Recent research has shown that by 2050 recycled materials could supply 45–52% of cobalt, 22–27% of lithium, and 40–46% of nickel used in the United States light- and heavy-duty vehicle fleet. Efforts across the United States to increase the sales of EVs are underway – places like California expect to have 100% of all car sales be electric by 2035 – so being able to recycle batteries and reuse the metal within them is a critical step in the transformation to a cleaner transportation system.
Recycling is key to making EVs greener
EV batteries currently represent about half of the lithium-ion batteries (by mass) that are being recycled, which also includes consumer electronics and waste from battery manufacturing. With 3.8 million EVs on the road today in North America and sales growing year over year, the number of EVs retiring in coming years will continue to increase as they eventually are totaled or age out of the fleet.
This increase will result in vehicle batteries comprising a much higher percentage of the recycling stream; retirements are expected to be 6 to 7 times higher in 2025 than in 2020 and 20 to 40 times higher in 2030. Companies recycling these batteries are setting themselves up to accommodate this upcoming wave by expanding their capacity.
These recycling companies are securing a battery stream by partnering with auto manufacturers. For example, major automakers are partnering with Redwood Materials, a recycling company based in Nevada. Redwood is not only recycling but will soon be closing the material loop by manufacturing battery components with recovered materials.
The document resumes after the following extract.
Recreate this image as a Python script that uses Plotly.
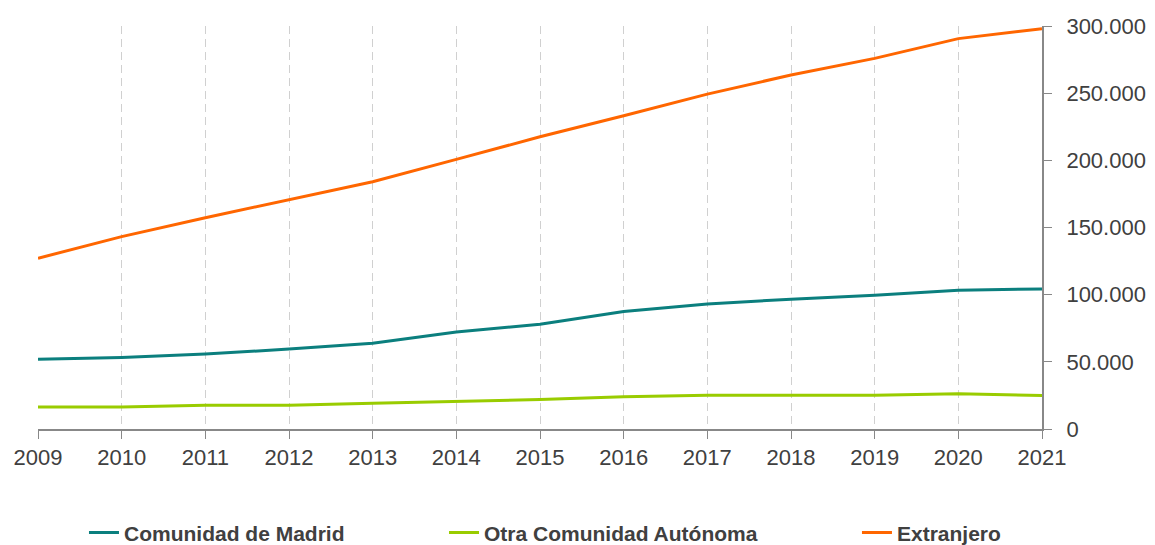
import plotly.graph_objects as go

years = [2009, 2010, 2011, 2012, 2013, 2014, 2015, 2016, 2017, 2018, 2019, 2020, 2021]
madrid = [51900, 53200, 55800, 59500, 63900, 72200, 78000, 87500, 93100, 96600, 99500, 103200, 104300]
otra = [16400, 16400, 17600, 17700, 19100, 20400, 21900, 24000, 25200, 25200, 25200, 26200, 25000]
extranjero = [127100, 143200, 157300, 170500, 184100, 200700, 217500, 233200, 249300, 263500, 275900, 290600, 298000]

y_ticks = [0, 50000, 100000, 150000, 200000, 250000, 300000]

series = [
    ("Comunidad de Madrid", madrid, "#0b7f7e", "legend"),
    ("Otra Comunidad Autónoma", otra, "#99cc00", "legend2"),
    ("Extranjero", extranjero, "#ff6600", "legend3"),
]

fig = go.Figure()
for name, vals, color, lg in series:
    fig.add_trace(go.Scatter(x=years, y=vals, name=name, mode="lines",
                             line=dict(color=color, width=3), legend=lg))

txt = "#404040"
font_family = "Liberation Sans, Arial, sans-serif"
legend_font = dict(size=21, color=txt, family=font_family, weight="bold")


def legend_at(xpos):
    return dict(orientation="h", x=xpos, xanchor="left", y=-0.258, yanchor="middle",
                font=legend_font, bgcolor="rgba(0,0,0,0)", borderwidth=0)


# the page body has an 8px margin, so the figure is offset by 8px
fig.update_layout(
    width=1139, height=537,
    margin=dict(l=30, r=105, t=18, b=116, autoexpand=False),
    paper_bgcolor="white", plot_bgcolor="white",
    separators=",.",
    font=dict(family=font_family, size=22, color=txt),
    showlegend=True,
    legend=legend_at(0.0458),
    legend2=legend_at(0.4044),
    legend3=legend_at(0.8157),
    xaxis=dict(range=[2009, 2021], tickvals=years, ticktext=[str(y) for y in years],
               showgrid=True, gridcolor="#d0d0d0", griddash="8px,5px", gridwidth=1,
               showline=True, linecolor="#888888", linewidth=2,
               ticks="outside", ticklen=8, tickcolor="#888888", tickwidth=1,
               zeroline=False, fixedrange=True),
    yaxis=dict(range=[0, 300000], side="right", tickvals=y_ticks, tickformat=",d",
               showgrid=False, showline=True, linecolor="#888888", linewidth=2,
               ticks="outside", ticklen=8, tickcolor="#888888", tickwidth=1,
               zeroline=False, fixedrange=True, ticklabelstandoff=10),
)

fig.write_html("out.html")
Redwood Materials has also implemented a recycling program to learn more about the location of retired and uncollected batteries, and how to decrease the costs of transporting these batteries to the recycling facility. Transportation from their location of retirement to the recycling plant is expensive, representing about 50-60% of the recycling costs. These costs are due to the special packaging and requirements needed for shipping retired batteries and their large size and weight. But, transportation costs can potentially be decreased if a more efficient collection system is developed.
Researchers have been modeling potential reverse logistics networks and now Redwood Materials is completing research of their own through a learning-by-doing approach. Their new Recycling Program consists of picking up and recycling any retired lithium-ion battery in California at no cost. They are also working with dealerships and dismantlers in order to collect as many batteries as possible.
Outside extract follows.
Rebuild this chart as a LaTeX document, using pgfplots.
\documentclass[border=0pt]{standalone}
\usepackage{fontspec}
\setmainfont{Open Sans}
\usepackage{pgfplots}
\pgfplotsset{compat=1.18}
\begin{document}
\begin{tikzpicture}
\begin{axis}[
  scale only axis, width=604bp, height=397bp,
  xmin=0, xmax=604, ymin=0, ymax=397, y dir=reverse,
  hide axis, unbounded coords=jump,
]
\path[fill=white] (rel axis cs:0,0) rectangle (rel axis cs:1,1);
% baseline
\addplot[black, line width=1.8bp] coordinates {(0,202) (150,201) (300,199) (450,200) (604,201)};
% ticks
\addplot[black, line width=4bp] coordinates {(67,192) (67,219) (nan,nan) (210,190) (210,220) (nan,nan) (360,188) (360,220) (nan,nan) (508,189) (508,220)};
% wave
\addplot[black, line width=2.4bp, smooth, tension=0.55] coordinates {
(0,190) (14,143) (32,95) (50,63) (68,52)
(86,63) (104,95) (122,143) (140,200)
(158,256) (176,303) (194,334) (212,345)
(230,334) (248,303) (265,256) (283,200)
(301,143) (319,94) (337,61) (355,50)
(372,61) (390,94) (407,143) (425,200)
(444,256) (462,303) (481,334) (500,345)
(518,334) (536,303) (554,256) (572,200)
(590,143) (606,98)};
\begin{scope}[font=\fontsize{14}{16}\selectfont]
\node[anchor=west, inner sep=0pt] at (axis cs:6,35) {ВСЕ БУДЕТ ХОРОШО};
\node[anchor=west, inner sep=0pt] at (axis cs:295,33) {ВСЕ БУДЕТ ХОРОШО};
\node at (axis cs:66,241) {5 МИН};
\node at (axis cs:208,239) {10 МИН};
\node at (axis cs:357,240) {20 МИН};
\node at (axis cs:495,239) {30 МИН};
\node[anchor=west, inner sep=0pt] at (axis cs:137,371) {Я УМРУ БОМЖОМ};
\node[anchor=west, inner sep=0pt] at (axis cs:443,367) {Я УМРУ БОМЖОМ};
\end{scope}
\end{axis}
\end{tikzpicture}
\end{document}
California is considering battery recycling requirements
As you can see, there is a lot happening in the industry space. And while there is currently no recycling requirement in the United States, California passed a bill that indicates recycling may be a priority for the state.
Assembly Bill 2832 passed in 2018 creating the California Battery Recycling Advisory Group. This group consists of automotive and battery manufacturers, government agency representatives, and public interest groups. They recently recommended policies to the legislature that could increase the recycling of EV batteries. These recommendations included the creation of a California State requirement that batteries be recycled, holding the auto manufacturer responsible for ensuring that happens. This is not unlike how mattress, paint, and carpet disposal is currently regulated within California.
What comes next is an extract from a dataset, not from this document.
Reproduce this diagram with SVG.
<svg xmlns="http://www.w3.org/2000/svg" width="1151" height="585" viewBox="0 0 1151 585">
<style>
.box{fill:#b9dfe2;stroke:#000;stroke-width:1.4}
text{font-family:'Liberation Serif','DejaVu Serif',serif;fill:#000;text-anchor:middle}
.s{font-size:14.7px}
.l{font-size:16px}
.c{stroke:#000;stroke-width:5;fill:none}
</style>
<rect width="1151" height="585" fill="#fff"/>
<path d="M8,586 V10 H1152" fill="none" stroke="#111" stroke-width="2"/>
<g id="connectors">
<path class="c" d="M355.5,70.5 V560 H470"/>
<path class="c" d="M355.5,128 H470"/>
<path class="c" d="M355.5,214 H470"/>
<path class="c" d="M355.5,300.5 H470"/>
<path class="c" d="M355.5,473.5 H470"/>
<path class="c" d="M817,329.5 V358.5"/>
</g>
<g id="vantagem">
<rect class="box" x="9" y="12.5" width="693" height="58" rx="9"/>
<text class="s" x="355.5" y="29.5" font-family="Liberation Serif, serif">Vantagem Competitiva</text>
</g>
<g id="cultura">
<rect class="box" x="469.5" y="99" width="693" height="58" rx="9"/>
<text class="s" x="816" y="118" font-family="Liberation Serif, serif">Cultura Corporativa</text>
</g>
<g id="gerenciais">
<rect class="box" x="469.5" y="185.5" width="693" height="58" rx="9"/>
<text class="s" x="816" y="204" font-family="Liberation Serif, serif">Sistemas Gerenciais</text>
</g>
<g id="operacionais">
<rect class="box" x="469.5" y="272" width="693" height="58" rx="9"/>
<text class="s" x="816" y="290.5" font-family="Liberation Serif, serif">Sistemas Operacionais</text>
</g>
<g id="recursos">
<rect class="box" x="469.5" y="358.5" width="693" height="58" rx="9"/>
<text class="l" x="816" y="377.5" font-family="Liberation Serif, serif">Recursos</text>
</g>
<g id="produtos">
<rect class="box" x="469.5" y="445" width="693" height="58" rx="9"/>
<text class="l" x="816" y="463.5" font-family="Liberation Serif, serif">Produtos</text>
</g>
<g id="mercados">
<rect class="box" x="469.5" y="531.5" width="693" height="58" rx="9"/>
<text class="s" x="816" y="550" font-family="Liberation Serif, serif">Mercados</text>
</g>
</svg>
In addition to the California work, the federal government is also paying attention. In the Bipartisan Infrastructure Bill, funds were allocated toward battery recycling research and development. This is in addition to the funding of the ReCell Center, a lab created by the Department of Energy that is focused on decreasing costs and increasing yields of recycling.
Battery end-of-life is very important for ensuring that batteries are safely disposed of and that materials are recovered and used again in battery manufacturing. While there is a lot going on to push forward the uptake of EVs and replace gasoline cars for good, many people are simultaneously working to make sure that EV batteries are being reused, repurposed, and recycled.